City Steps In: The state Department of Land and Natural Resources and the Kahala Hotel & Resort recently tried to win authorization from the Board of Land and Natural Resources for the placement and/ or storage of various items — including revenue-generating cabanas, lounge chairs, and occasional restaurant seating —within a revocable permit area that has long been restricted to recreational and maintenance uses.
A contested case hearing request by David Kimo Frankel halted board action on the matter on September 14, but not before the Sierra Club of Hawai‘i, the Office of Hawaiian Affairs, and members of the public raised the point that in addition to Land Board approval, the resort also needed a Special Management Area use permit and/or a shoreline setback variance from the City & County of Honolulu for its current and proposed uses of the parcel.

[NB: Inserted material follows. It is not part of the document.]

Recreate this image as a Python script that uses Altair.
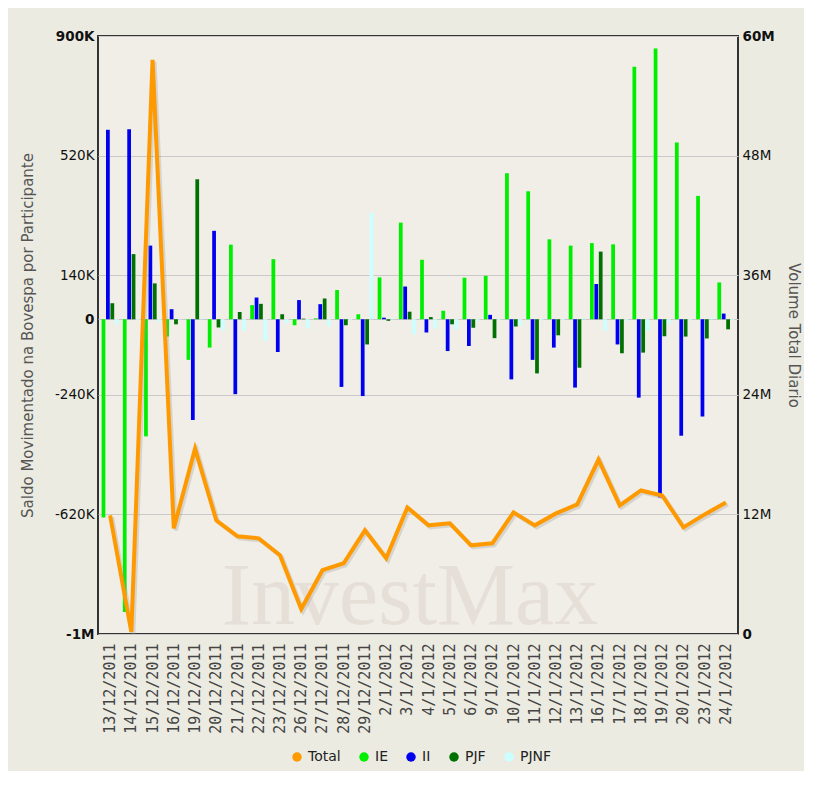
import altair as alt
import pandas as pd

# ---------------- data ----------------
dates = ["13/12/2011", "14/12/2011", "15/12/2011", "16/12/2011", "19/12/2011",
         "20/12/2011", "21/12/2011", "22/12/2011", "23/12/2011", "26/12/2011",
         "27/12/2011", "28/12/2011", "29/12/2011", "2/1/2012", "3/1/2012",
         "4/1/2012", "5/1/2012", "6/1/2012", "9/1/2012", "10/1/2012",
         "11/1/2012", "12/1/2012", "13/1/2012", "16/1/2012", "17/1/2012",
         "18/1/2012", "19/1/2012", "20/1/2012", "23/1/2012", "24/1/2012"]

series = ["IE", "II", "PJF", "PJNF"]

# saldo in thousands (K)
ie = [-630, -930, -372, -55, -129, -90, 237, 45, 191, -19, 3, 93, 16, 133, 307,
      189, 27, 132, 138, 464, 407, 254, 234, 242, 238, 802, 860, 562, 392, 117]
ii = [602, 604, 234, 32, -320, 281, -238, 69, -104, 61, 48, -215, -244, 5, 104,
      -42, -101, -85, 14, -191, -129, -90, -217, 112, -80, -249, -566, -370, -309, 18]
pjf = [51, 207, 114, -16, 445, -26, 23, 49, 16, 2, 66, -19, -80, -5, 24,
       7, -16, -27, -60, -23, -172, -51, -154, 215, -108, -106, -54, -55, -61, -32]
pjnf = [-15, -3, -8, 2, 3, -35, -37, -69, -13, -29, -23, -3, 338, 3, -48,
        -30, -32, -5, -3, -20, -3, -3, 3, -37, -5, -37, -16, -3, 5, -3]

# total daily volume in millions (M)
total = [11.9, 0.2, 57.6, 10.6, 18.6, 11.4, 9.8, 9.6, 7.9, 2.5, 6.4, 7.1, 10.4, 7.6, 12.7,
         10.9, 11.1, 8.9, 9.1, 12.2, 10.9, 12.1, 13.0, 17.5, 12.9, 14.4, 13.9, 10.7, 12.0, 13.2]

legend_names = ["Total", "IE", "II", "PJF", "PJNF"]
legend_colors = ["#ff9900", "#00ee00", "#0000ee", "#007000", "#ccffff"]

left_ticks = [900, 520, 140, 0, -240, -620, -1000]
right_ticks = [0, 12, 24, 36, 48, 60]

# ---------------- tables ----------------
rows = []
for name, vals in zip(series, [ie, ii, pjf, pjnf]):
    for d, v in zip(dates, vals):
        rows.append({"data": d, "serie": name, "saldo": v})
bars_df = pd.DataFrame(rows)
line_df = pd.DataFrame({"data": dates, "total": total, "serie": ["Total"] * len(dates)})

# ---------------- encodings ----------------
x_axis = alt.Axis(labelAngle=-90, labelFont="DejaVu Sans Mono", labelFontSize=15,
                  labelColor="#444444", labelPadding=9, ticks=False, domain=False,
                  grid=False, labelOverlap=False)
x_enc = alt.X("data:N", sort=dates, title=None,
              scale=alt.Scale(paddingInner=0.2, paddingOuter=0.17), axis=x_axis)

color_scale = alt.Scale(domain=legend_names, range=legend_colors)
legend = alt.Legend(orient="none", legendX=192, legendY=714, direction="horizontal",
                    title=None, symbolType="circle", symbolSize=90, symbolStrokeWidth=0,
                    labelFont="DejaVu Sans", labelFontSize=14, labelColor="#222222",
                    columnPadding=16, labelOffset=4)

left_axis = alt.Axis(
    values=left_ticks,
    labelExpr="datum.value == 0 ? '0' : (datum.value == -1000 ? '-1M' : datum.value + 'K')",
    labelFontWeight={"condition": {"test": "datum.value == 0 || datum.value == 900 || datum.value == -1000",
                                   "value": "bold"}, "value": "normal"},
    labelFontSize=13.5, labelColor="#111111", labelPadding=4, ticks=False, domain=False,
    grid=True, gridColor="#c9c9c9", gridWidth=1,
    title="Saldo Movimentado na Bovespa por Participante",
    titleFontSize=15, titleColor="#555555", titleFontWeight="normal", titlePadding=19)

right_axis = alt.Axis(
    orient="right", values=right_ticks,
    labelExpr="datum.value == 0 ? '0' : datum.value + 'M'",
    labelFontWeight={"condition": {"test": "datum.value == 0 || datum.value == 60",
                                   "value": "bold"}, "value": "normal"},
    labelFontSize=13.5, labelColor="#111111", labelPadding=4, ticks=False, domain=False,
    grid=False, title="Volume Total Diario",
    titleFontSize=15, titleColor="#555555", titleFontWeight="normal", titlePadding=11)

# ---------------- layers ----------------
watermark = alt.Chart(alt.Data(values=[{}])).mark_text(
    text="InvestMax", font="Liberation Serif", fontSize=88, color="#dcd2cb",
    opacity=0.5, align="center", baseline="alphabetic"
).encode(x=alt.value(312), y=alt.value(588))

bars = alt.Chart(bars_df).mark_bar().encode(
    x=x_enc,
    xOffset=alt.XOffset("serie:N", scale=alt.Scale(domain=series, paddingInner=0.15)),
    y=alt.Y("saldo:Q", scale=alt.Scale(domain=[-1000, 900], nice=False), axis=left_axis),
    color=alt.Color("serie:N", scale=color_scale, legend=legend),
)

right_y = alt.Y("total:Q", scale=alt.Scale(domain=[0, 60], nice=False), axis=right_axis)

shadow = alt.Chart(line_df).mark_line(strokeWidth=4, xOffset=2, yOffset=2, opacity=0.3).encode(
    x=x_enc, y=right_y, color=alt.value("#999999"))

line = alt.Chart(line_df).mark_line(strokeWidth=4).encode(
    x=x_enc, y=right_y,
    color=alt.Color("serie:N", scale=color_scale, legend=legend))

lines = alt.layer(shadow, line)

chart = alt.layer(watermark, bars, lines).resolve_scale(y="independent").properties(
    width=640, height=598,
    padding={"left": 90, "top": 28, "right": 66, "bottom": 137},
    autosize=alt.AutoSizeParams(type="none"),
    background="#ecebe1",
).configure_view(
    fill="#f0eee6", stroke="#333333", strokeWidth=2
).configure_axis(
    labelFont="DejaVu Sans", titleFont="DejaVu Sans"
)

chart.save("out.html", embed_options={"renderer": "svg", "actions": False})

On October 9, the Honolulu Department of Planning and Permitting (DPP) weighed in: “The cabana tents, clamshell loungers, tables, chairs, and beach chairs are within the Special Management Area (SMA) and are considered development, pursuant to section 25-1.3, Revised Ordinances of Honolulu. Without a SMA permit, they are not allowed … Please remove them by November 1, 2018, or [DPP] will issue a Notice of Violation,” wrote acting DPP director Kathy Sokugawa in a letter to the hotel’s attorneys, Jennifer Lim and Jon Yamamura.
She noted that in 1996, the City Council required the hotel to maintain public shoreline access to and along the beach, as a condition of an SMA permit for a number of hotel renovations. At that time, the city questioned the legality of the tables, chairs, and recreational equipment the resort had placed on the state parcel, but “[u]nfortunately, no further action was taken,” Sokugawa wrote.
“The 10 cabana tents occupy fixed locations … and their presence could certainly affect shoreline processes during extreme tides, high wave events, or if the shoreline were to recede sufficiently,” she wrote. While the loungers, chairs and other portable elements did not require a shoreline setback variance, “commercial activity within the shoreline setback and within the SMA is still subject to approval,” she added.
Should the resort want to keep the cabana tents (which rent for $200 a day) and the concrete stone pavers beneath them in place, Sokugawa stated that a shoreline setback variance, an environmental assessment, a new or modified SMA permit, and a building permit would be required.
Frances Officer: From 1990 until just a few days ago, Fran was the person who made Environment Hawai‘i look good. We went from floppy disks to modem- to-modem transfer of files, and finally to emails. She and her husband, Tim, partners in For Color Publishing, went from photomechanical reproduction, replete with chemical baths, to electronic delivery systems and PDFs. We would send her chop-suey layouts, but she managed to make sense of them. We would do last-minute revisions of articles that were required as a result of our own carelessness, and she would uncomplainingly make the needed changes. She ran interference with us with the printer and always made sure to ask about our dogs.
Late last month, Fran suffered a stroke and gently passed days later. We extend our heartfelt aloha to her husband, Tim, and her sisters.
Fran was caring, generous, competent, and efficient. We will miss her so very much.